I started thinking about how UnAwesomeness is not just reserved for marketers and social media users. Some companies are pretty UnAwesome at communicating with their employees (who are pretty valuable given that one of them can be the brand perception of the entire organization – see concept one, paragraph one). Many organizations are trying to do more with less when it comes to HR service delivery and achieve those good-on-paper results we like. They’re implementing HR Shared Services Centers, automating service delivery or outsourcing HR altogether.

 

Those are not bad things and if handled correctly, can not only save your organization money but improve your HR service delivery and your employees’ experiences with HR. The key is not to lose that personal touch or the opportunity to build a relationship with each employee.

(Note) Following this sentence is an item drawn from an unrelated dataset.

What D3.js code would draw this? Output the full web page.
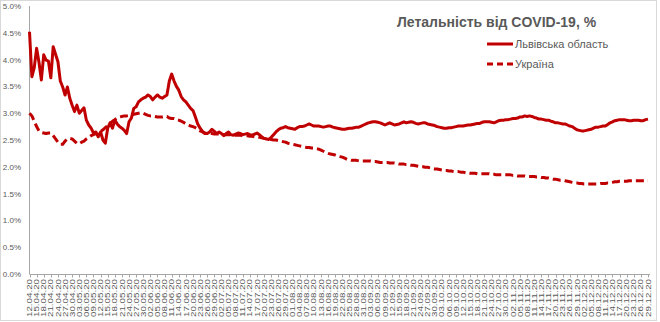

The technology you use to support your HR service delivery shouldn’t make responding to employees’ requests and communicating with them less personal, it should make it MORE personal.

 

Each time an HR agent fields a call or an email from an employee, they have the opportunity to not only provide them the information they are looking for quickly and efficiently but to connect with them on a personal level. HR support technology like an HR Case Management platform gives you the ability to do this from miles away with thousands of employees.

 

HR leaders, like marketers, sometimes forget that the purpose of technology should not always be to do more with less, save money, make money, or measure performance. Businesses are built on personal relationships. When we’re using technology, we need to remember that and see it as an opportunity to be awesome.